> Short exercise: Restate, exactly and only, the lines from the first through the line containing "ax2 = fig.add_axes([0.5923, 0.129, 0.3994, 0.847])".
# start of Recorded data
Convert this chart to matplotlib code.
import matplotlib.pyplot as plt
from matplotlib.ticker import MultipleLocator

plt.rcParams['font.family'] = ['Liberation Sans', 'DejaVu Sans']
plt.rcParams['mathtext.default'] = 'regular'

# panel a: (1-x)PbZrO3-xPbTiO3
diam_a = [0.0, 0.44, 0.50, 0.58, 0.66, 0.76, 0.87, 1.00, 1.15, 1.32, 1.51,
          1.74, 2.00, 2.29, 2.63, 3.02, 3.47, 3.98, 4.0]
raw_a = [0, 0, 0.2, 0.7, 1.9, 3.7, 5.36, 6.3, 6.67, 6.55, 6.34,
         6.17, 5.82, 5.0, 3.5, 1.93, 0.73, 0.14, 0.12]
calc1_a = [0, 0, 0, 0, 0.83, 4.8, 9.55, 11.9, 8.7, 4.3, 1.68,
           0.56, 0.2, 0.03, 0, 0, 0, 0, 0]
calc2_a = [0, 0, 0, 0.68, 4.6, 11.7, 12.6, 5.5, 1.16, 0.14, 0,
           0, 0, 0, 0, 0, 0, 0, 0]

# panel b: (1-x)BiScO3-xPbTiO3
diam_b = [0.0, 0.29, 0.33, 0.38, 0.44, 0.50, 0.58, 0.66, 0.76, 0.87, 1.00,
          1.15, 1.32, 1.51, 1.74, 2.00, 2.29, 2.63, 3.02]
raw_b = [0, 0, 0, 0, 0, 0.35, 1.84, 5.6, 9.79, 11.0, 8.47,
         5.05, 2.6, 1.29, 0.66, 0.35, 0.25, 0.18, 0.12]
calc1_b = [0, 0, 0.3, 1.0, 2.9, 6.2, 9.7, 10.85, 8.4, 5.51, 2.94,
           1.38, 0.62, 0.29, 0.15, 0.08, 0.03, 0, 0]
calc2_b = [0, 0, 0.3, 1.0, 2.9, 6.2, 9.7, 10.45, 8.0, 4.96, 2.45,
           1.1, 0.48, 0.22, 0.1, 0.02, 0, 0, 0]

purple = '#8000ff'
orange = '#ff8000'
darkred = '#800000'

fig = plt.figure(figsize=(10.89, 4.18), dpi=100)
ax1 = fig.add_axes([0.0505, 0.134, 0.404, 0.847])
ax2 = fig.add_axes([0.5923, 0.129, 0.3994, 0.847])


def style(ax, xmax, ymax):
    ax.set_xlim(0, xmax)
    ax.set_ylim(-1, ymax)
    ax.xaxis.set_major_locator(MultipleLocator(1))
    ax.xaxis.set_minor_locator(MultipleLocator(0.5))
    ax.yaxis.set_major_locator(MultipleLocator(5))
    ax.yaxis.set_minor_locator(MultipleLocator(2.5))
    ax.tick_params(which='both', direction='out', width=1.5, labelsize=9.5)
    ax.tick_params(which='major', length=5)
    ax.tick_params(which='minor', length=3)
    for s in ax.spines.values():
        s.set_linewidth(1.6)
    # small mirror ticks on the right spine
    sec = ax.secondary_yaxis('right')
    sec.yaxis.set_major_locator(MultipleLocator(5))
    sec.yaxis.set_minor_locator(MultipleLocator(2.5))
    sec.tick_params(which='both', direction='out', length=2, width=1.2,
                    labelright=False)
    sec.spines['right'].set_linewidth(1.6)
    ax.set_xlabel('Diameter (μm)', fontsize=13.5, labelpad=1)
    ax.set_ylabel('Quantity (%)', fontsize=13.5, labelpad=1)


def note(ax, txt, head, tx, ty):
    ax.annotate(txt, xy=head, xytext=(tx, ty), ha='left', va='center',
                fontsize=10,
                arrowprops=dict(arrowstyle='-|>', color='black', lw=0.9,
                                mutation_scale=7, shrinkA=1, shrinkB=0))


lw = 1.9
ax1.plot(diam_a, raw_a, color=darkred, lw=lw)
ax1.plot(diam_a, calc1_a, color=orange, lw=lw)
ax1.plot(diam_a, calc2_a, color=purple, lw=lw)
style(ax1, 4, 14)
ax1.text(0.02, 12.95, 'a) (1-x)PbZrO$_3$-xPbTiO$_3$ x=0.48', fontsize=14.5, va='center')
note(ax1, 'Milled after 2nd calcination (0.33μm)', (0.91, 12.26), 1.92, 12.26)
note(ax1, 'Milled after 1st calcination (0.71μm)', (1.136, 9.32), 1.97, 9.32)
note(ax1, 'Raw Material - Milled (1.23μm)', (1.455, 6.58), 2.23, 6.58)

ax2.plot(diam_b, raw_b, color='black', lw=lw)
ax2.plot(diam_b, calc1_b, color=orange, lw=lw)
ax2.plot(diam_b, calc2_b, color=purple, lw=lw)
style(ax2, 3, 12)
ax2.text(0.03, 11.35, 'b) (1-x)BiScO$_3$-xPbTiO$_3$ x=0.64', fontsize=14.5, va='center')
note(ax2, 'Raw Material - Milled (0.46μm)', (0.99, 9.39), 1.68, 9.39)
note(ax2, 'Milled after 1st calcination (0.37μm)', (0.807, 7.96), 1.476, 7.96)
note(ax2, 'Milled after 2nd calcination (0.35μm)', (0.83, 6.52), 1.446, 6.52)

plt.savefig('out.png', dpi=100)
# end of Recorded data
> Answer:
Convert this chart to matplotlib code.
import matplotlib.pyplot as plt
from matplotlib.ticker import MultipleLocator

plt.rcParams['font.family'] = ['Liberation Sans', 'DejaVu Sans']
plt.rcParams['mathtext.default'] = 'regular'

# panel a: (1-x)PbZrO3-xPbTiO3
diam_a = [0.0, 0.44, 0.50, 0.58, 0.66, 0.76, 0.87, 1.00, 1.15, 1.32, 1.51,
          1.74, 2.00, 2.29, 2.63, 3.02, 3.47, 3.98, 4.0]
raw_a = [0, 0, 0.2, 0.7, 1.9, 3.7, 5.36, 6.3, 6.67, 6.55, 6.34,
         6.17, 5.82, 5.0, 3.5, 1.93, 0.73, 0.14, 0.12]
calc1_a = [0, 0, 0, 0, 0.83, 4.8, 9.55, 11.9, 8.7, 4.3, 1.68,
           0.56, 0.2, 0.03, 0, 0, 0, 0, 0]
calc2_a = [0, 0, 0, 0.68, 4.6, 11.7, 12.6, 5.5, 1.16, 0.14, 0,
           0, 0, 0, 0, 0, 0, 0, 0]

# panel b: (1-x)BiScO3-xPbTiO3
diam_b = [0.0, 0.29, 0.33, 0.38, 0.44, 0.50, 0.58, 0.66, 0.76, 0.87, 1.00,
          1.15, 1.32, 1.51, 1.74, 2.00, 2.29, 2.63, 3.02]
raw_b = [0, 0, 0, 0, 0, 0.35, 1.84, 5.6, 9.79, 11.0, 8.47,
         5.05, 2.6, 1.29, 0.66, 0.35, 0.25, 0.18, 0.12]
calc1_b = [0, 0, 0.3, 1.0, 2.9, 6.2, 9.7, 10.85, 8.4, 5.51, 2.94,
           1.38, 0.62, 0.29, 0.15, 0.08, 0.03, 0, 0]
calc2_b = [0, 0, 0.3, 1.0, 2.9, 6.2, 9.7, 10.45, 8.0, 4.96, 2.45,
           1.1, 0.48, 0.22, 0.1, 0.02, 0, 0, 0]

purple = '#8000ff'
orange = '#ff8000'
darkred = '#800000'

fig = plt.figure(figsize=(10.89, 4.18), dpi=100)
ax1 = fig.add_axes([0.0505, 0.134, 0.404, 0.847])
ax2 = fig.add_axes([0.5923, 0.129, 0.3994, 0.847])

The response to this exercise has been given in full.